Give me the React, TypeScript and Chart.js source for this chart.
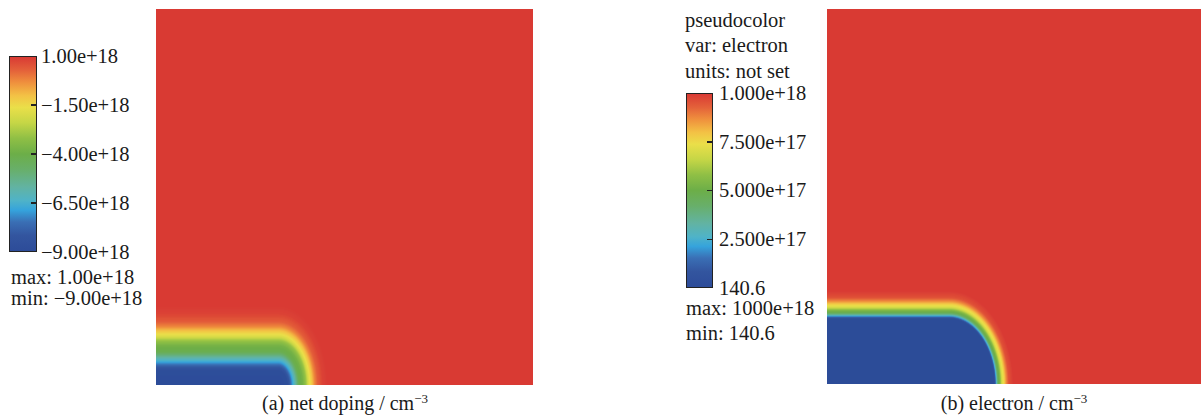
import React, { useEffect, useRef } from "react";
import { Chart, registerables } from "chart.js";

Chart.register(...registerables);

// ---------- colour map (position 0 = min, 1 = max) ----------
const cmapPositions = [0.0, 0.08, 0.15, 0.21, 0.26, 0.33, 0.42, 0.5, 0.58, 0.66, 0.74, 0.8, 0.87, 0.93, 1.0];
const cmapColors = [
  "#2d4c99", "#33559f", "#3a6fb5", "#35a3dc", "#4fb3c8", "#62b3a2", "#68af6a",
  "#6cae48", "#8fbf45", "#c5d646", "#eadf49", "#f3c245", "#ef8f3d", "#e4623a", "#d93a34",
];

// ---------- panel (a): net doping ----------
// depth above the bottom edge (µm, panel height = 1) and net doping there
const dopingDepths = [0, 0.04, 0.051, 0.059, 0.064, 0.072, 0.08, 0.09, 0.106, 0.12, 0.13, 0.138, 0.149, 0.157, 0.17, 0.191, 0.215];
const dopingValues = [-9e18, -8.8e18, -8e18, -7.2e18, -6.7e18, -6e18, -5.2e18, -4.2e18, -3.8e18, -3e18, -2e18, -1.5e18, -0.8e18, -0.2e18, 0.4e18, 0.85e18, 1e18];
const dopingMin = -9e18;
const dopingMax = 1e18;
const dopingEdgeX = 0.3236; // where the implanted region's flat top ends
const dopingLateralRatio = 0.62; // lateral/vertical spread ratio at the edge
const dopingTickFractions = [0, 0.25, 0.5, 0.75, 1];
const dopingTickLabels = ["1.00e+18", "\u22121.50e+18", "\u22124.00e+18", "\u22126.50e+18", "\u22129.00e+18"];

// ---------- panel (b): electron ----------
const electronDepths = [0, 0.176, 0.18, 0.185, 0.19, 0.198, 0.206, 0.213, 0.222, 0.232, 0.25];
const electronValues = [140.6, 140.6, 1.2e17, 3.0e17, 4.5e17, 5.5e17, 7e17, 7.6e17, 8.7e17, 9.6e17, 1e18];
const electronMin = 140.6;
const electronMax = 1e18;
const electronEdgeX = 0.326;
const electronLateralRatio = 0.69;
const electronTickFractions = [0, 0.25, 0.5, 0.75, 1];
const electronTickLabels = ["1.000e+18", "7.500e+17", "5.000e+17", "2.500e+17", "140.6"];

const FONT = "'Liberation Serif', 'Times New Roman', serif";
const TEXT = "#1a1a1a";

function hexToRgb(h: string) {
  const n = parseInt(h.slice(1), 16);
  return [(n >> 16) & 255, (n >> 8) & 255, n & 255];
}
const cmapRgb = cmapColors.map(hexToRgb);

function colorFor(t: number) {
  t = Math.max(0, Math.min(1, t));
  let i = 0;
  while (i < cmapPositions.length - 2 && t > cmapPositions[i + 1]) i++;
  const a = cmapPositions[i], b = cmapPositions[i + 1];
  const f = (t - a) / (b - a);
  const c0 = cmapRgb[i], c1 = cmapRgb[i + 1];
  const r = Math.round(c0[0] + (c1[0] - c0[0]) * f);
  const g = Math.round(c0[1] + (c1[1] - c0[1]) * f);
  const bl = Math.round(c0[2] + (c1[2] - c0[2]) * f);
  return `rgb(${r},${g},${bl})`;
}

function profileAt(depths: number[], values: number[], d: number) {
  if (d <= depths[0]) return values[0];
  for (let i = 0; i < depths.length - 1; i++) {
    if (d <= depths[i + 1]) {
      const f = (d - depths[i]) / (depths[i + 1] - depths[i]);
      return values[i] + (values[i + 1] - values[i]) * f;
    }
  }
  return values[values.length - 1];
}

type Field = {
  depths: number[];
  values: number[];
  min: number;
  max: number;
  edgeX: number;
  ratio: number;
};

function makeHeatPlugin(field: Field) {
  return {
    id: "fieldCells",
    beforeDatasetsDraw(chart: any) {
      const ctx = chart.ctx;
      const xs = chart.scales.x;
      const ys = chart.scales.y;
      const nx = Math.round(chart.chartArea.right - chart.chartArea.left);
      const ny = Math.round(chart.chartArea.bottom - chart.chartArea.top);
      ctx.save();
      for (let i = 0; i < nx; i++) {
        const x0 = i / nx, x1 = (i + 1) / nx, xc = (x0 + x1) / 2;
        const px0 = xs.getPixelForValue(x0);
        const px1 = xs.getPixelForValue(x1);
        for (let j = 0; j < ny; j++) {
          const y0 = j / ny, y1 = (j + 1) / ny, yc = (y0 + y1) / 2;
          let d = yc;
          if (xc > field.edgeX) {
            const lx = (xc - field.edgeX) / field.ratio;
            d = Math.sqrt(lx * lx + yc * yc);
          }
          const v = profileAt(field.depths, field.values, d);
          ctx.fillStyle = colorFor((v - field.min) / (field.max - field.min));
          const py1 = ys.getPixelForValue(y1);
          const py0 = ys.getPixelForValue(y0);
          ctx.fillRect(px0, py1, px1 - px0 + 0.6, py0 - py1 + 0.6);
        }
      }
      ctx.restore();
    },
  };
}

function HeatPanel(props: { field: Field; left: number; top: number; width: number; height: number }) {
  const ref = useRef<HTMLCanvasElement | null>(null);
  useEffect(() => {
    if (!ref.current) return;
    const chart = new Chart(ref.current, {
      type: "scatter",
      data: { datasets: [{ data: [] }] },
      options: {
        animation: false,
        responsive: false,
        maintainAspectRatio: false,
        layout: { padding: 0 },
        plugins: { legend: { display: false }, tooltip: { enabled: false } },
        scales: {
          x: { type: "linear", min: 0, max: 1, display: false },
          y: { type: "linear", min: 0, max: 1, display: false },
        },
      },
      plugins: [makeHeatPlugin(props.field)],
    } as any);
    return () => chart.destroy();
  }, []);
  return (
    <canvas
      ref={ref}
      width={props.width}
      height={props.height}
      style={{ position: "absolute", left: props.left, top: props.top, width: props.width, height: props.height }}
    />
  );
}

const gradientCss =
  "linear-gradient(to top, " +
  cmapColors.map((c, i) => `${c} ${(cmapPositions[i] * 100).toFixed(1)}%`).join(", ") +
  ")";

function ColorBar(props: {
  left: number; top: number; width: number; height: number;
  fractions: number[]; labels: string[]; labelLeft: number; fontSize: number;
}) {
  const { left, top, width, height } = props;
  return (
    <>
      <div
        style={{
          position: "absolute", left, top, width, height,
          boxSizing: "border-box", border: "1.5px solid #222", background: gradientCss,
        }}
      />
      {props.fractions.slice(1, -1).map((f, i) => (
        <div
          key={"t" + i}
          style={{
            position: "absolute", left: left + width - 6, top: top + f * height - 0.75,
            width: 6, height: 1.5, background: "#222",
          }}
        />
      ))}
      {props.labels.map((s, i) => (
        <div
          key={"l" + i}
          style={{
            position: "absolute", left: props.labelLeft, top: top + props.fractions[i] * height - props.fontSize / 2,
            fontSize: props.fontSize, lineHeight: props.fontSize + "px", fontFamily: FONT, color: TEXT, whiteSpace: "nowrap",
          }}
        >
          {s}
        </div>
      ))}
    </>
  );
}

function Label(props: { left?: number; cx?: number; cy: number; size: number; children: any }) {
  const style: any = {
    position: "absolute", top: props.cy - props.size / 2, fontSize: props.size,
    lineHeight: props.size + "px", fontFamily: FONT, color: TEXT, whiteSpace: "nowrap",
  };
  if (props.cx !== undefined) {
    style.left = props.cx - 200;
    style.width = 400;
    style.textAlign = "center";
  } else style.left = props.left;
  return <div style={style}>{props.children}</div>;
}

const dopingField: Field = {
  depths: dopingDepths, values: dopingValues, min: dopingMin, max: dopingMax,
  edgeX: dopingEdgeX, ratio: dopingLateralRatio,
};
const electronField: Field = {
  depths: electronDepths, values: electronValues, min: electronMin, max: electronMax,
  edgeX: electronEdgeX, ratio: electronLateralRatio,
};

export default function App() {
  const fs = 20.5;
  return (
    <div style={{ position: "absolute", left: 0, top: 0, width: 1203, height: 417, background: "#fff", overflow: "hidden" }}>
      <HeatPanel field={dopingField} left={156} top={9} width={377} height={376} />
      <HeatPanel field={electronField} left={827} top={9} width={374} height={375} />

      <ColorBar left={9} top={56} width={28} height={196} fractions={dopingTickFractions} labels={dopingTickLabels} labelLeft={41} fontSize={fs} />
      <Label left={11} cy={277} size={fs}>max: 1.00e+18</Label>
      <Label left={11} cy={298} size={fs}>min: {"\u2212"}9.00e+18</Label>

      <Label left={685} cy={20} size={fs}>pseudocolor</Label>
      <Label left={685} cy={45} size={fs}>var: electron</Label>
      <Label left={685} cy={71} size={fs}>units: not set</Label>
      <ColorBar left={686} top={93} width={27} height={195} fractions={electronTickFractions} labels={electronTickLabels} labelLeft={719} fontSize={fs} />
      <Label left={686} cy={308} size={fs}>max: 1000e+18</Label>
      <Label left={686} cy={333} size={fs}>min: 140.6</Label>

      <Label cx={345} cy={403} size={20}>
        (a) net doping / cm<sup style={{ fontSize: 13, verticalAlign: "7px", lineHeight: 0 }}>{"\u2212"}3</sup>
      </Label>
      <Label cx={1014} cy={403} size={20}>
        (b) electron / cm<sup style={{ fontSize: 13, verticalAlign: "7px", lineHeight: 0 }}>{"\u2212"}3</sup>
      </Label>
    </div>
  );
}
^^^^^^^^
- _To be done_
Would you reproduce the lines above, from the very first through the line containing "Chart.register(...registerables);", exactly and without the pictures?

- _Correct answer_
Give me the React, TypeScript and Chart.js source for this chart.
import React, { useEffect, useRef } from "react";
import { Chart, registerables } from "chart.js";

Chart.register(...registerables);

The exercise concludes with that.